----- DATA SEGMENT

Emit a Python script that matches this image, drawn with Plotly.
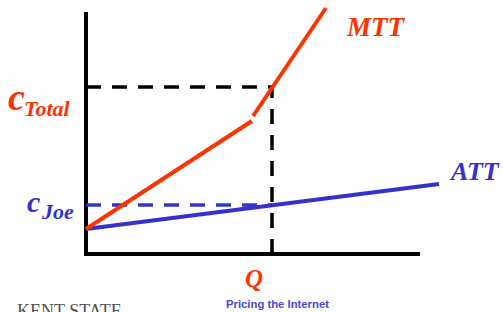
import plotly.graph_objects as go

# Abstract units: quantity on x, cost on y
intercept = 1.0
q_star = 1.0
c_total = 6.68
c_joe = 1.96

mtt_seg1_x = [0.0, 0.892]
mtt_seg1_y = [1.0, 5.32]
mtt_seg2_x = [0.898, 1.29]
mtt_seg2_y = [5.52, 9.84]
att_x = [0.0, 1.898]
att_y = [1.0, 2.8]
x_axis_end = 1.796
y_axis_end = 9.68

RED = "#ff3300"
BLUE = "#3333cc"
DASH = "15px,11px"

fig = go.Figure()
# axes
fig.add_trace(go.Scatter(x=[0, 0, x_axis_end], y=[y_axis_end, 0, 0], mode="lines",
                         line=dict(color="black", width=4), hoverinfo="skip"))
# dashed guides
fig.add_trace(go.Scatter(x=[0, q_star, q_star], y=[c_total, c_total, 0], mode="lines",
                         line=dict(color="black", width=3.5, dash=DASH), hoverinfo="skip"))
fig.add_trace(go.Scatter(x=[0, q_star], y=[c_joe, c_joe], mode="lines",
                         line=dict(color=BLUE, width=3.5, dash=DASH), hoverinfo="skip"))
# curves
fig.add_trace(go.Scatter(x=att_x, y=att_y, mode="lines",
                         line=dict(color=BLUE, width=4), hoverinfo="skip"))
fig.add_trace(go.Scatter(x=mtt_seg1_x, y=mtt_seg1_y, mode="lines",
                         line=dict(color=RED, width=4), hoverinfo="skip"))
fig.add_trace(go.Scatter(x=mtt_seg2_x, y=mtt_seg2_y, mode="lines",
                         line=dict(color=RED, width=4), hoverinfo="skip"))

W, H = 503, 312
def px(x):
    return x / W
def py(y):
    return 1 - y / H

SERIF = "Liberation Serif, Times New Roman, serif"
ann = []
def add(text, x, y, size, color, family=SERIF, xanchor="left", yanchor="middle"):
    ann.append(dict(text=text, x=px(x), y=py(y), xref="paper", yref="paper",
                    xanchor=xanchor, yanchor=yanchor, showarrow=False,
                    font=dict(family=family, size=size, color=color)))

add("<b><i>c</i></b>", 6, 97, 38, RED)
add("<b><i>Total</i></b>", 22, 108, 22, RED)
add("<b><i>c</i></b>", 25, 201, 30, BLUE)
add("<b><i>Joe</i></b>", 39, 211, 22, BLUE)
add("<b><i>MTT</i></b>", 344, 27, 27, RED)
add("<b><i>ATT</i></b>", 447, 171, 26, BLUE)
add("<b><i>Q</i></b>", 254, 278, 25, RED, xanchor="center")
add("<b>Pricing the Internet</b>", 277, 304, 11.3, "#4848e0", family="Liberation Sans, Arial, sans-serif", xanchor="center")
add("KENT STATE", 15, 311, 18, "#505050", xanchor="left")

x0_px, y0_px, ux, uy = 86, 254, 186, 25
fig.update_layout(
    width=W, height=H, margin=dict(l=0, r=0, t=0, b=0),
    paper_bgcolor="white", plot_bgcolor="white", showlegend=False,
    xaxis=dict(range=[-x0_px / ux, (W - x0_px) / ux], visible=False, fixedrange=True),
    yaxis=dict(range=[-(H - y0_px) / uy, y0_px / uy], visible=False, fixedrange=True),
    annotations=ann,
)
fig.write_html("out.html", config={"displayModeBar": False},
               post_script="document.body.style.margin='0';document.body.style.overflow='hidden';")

----------

Return the listing above unchanged, apart from dropping its pictures.

Emit a Python script that matches this image, drawn with Plotly.
import plotly.graph_objects as go

# Abstract units: quantity on x, cost on y
intercept = 1.0
q_star = 1.0
c_total = 6.68
c_joe = 1.96

mtt_seg1_x = [0.0, 0.892]
mtt_seg1_y = [1.0, 5.32]
mtt_seg2_x = [0.898, 1.29]
mtt_seg2_y = [5.52, 9.84]
att_x = [0.0, 1.898]
att_y = [1.0, 2.8]
x_axis_end = 1.796
y_axis_end = 9.68

RED = "#ff3300"
BLUE = "#3333cc"
DASH = "15px,11px"

fig = go.Figure()
# axes
fig.add_trace(go.Scatter(x=[0, 0, x_axis_end], y=[y_axis_end, 0, 0], mode="lines",
                         line=dict(color="black", width=4), hoverinfo="skip"))
# dashed guides
fig.add_trace(go.Scatter(x=[0, q_star, q_star], y=[c_total, c_total, 0], mode="lines",
                         line=dict(color="black", width=3.5, dash=DASH), hoverinfo="skip"))
fig.add_trace(go.Scatter(x=[0, q_star], y=[c_joe, c_joe], mode="lines",
                         line=dict(color=BLUE, width=3.5, dash=DASH), hoverinfo="skip"))
# curves
fig.add_trace(go.Scatter(x=att_x, y=att_y, mode="lines",
                         line=dict(color=BLUE, width=4), hoverinfo="skip"))
fig.add_trace(go.Scatter(x=mtt_seg1_x, y=mtt_seg1_y, mode="lines",
                         line=dict(color=RED, width=4), hoverinfo="skip"))
fig.add_trace(go.Scatter(x=mtt_seg2_x, y=mtt_seg2_y, mode="lines",
                         line=dict(color=RED, width=4), hoverinfo="skip"))

W, H = 503, 312
def px(x):
    return x / W
def py(y):
    return 1 - y / H

SERIF = "Liberation Serif, Times New Roman, serif"
ann = []
def add(text, x, y, size, color, family=SERIF, xanchor="left", yanchor="middle"):
    ann.append(dict(text=text, x=px(x), y=py(y), xref="paper", yref="paper",
                    xanchor=xanchor, yanchor=yanchor, showarrow=False,
                    font=dict(family=family, size=size, color=color)))

add("<b><i>c</i></b>", 6, 97, 38, RED)
add("<b><i>Total</i></b>", 22, 108, 22, RED)
add("<b><i>c</i></b>", 25, 201, 30, BLUE)
add("<b><i>Joe</i></b>", 39, 211, 22, BLUE)
add("<b><i>MTT</i></b>", 344, 27, 27, RED)
add("<b><i>ATT</i></b>", 447, 171, 26, BLUE)
add("<b><i>Q</i></b>", 254, 278, 25, RED, xanchor="center")
add("<b>Pricing the Internet</b>", 277, 304, 11.3, "#4848e0", family="Liberation Sans, Arial, sans-serif", xanchor="center")
add("KENT STATE", 15, 311, 18, "#505050", xanchor="left")

x0_px, y0_px, ux, uy = 86, 254, 186, 25
fig.update_layout(
    width=W, height=H, margin=dict(l=0, r=0, t=0, b=0),
    paper_bgcolor="white", plot_bgcolor="white", showlegend=False,
    xaxis=dict(range=[-x0_px / ux, (W - x0_px) / ux], visible=False, fixedrange=True),
    yaxis=dict(range=[-(H - y0_px) / uy, y0_px / uy], visible=False, fixedrange=True),
    annotations=ann,
)
fig.write_html("out.html", config={"displayModeBar": False},
               post_script="document.body.style.margin='0';document.body.style.overflow='hidden';")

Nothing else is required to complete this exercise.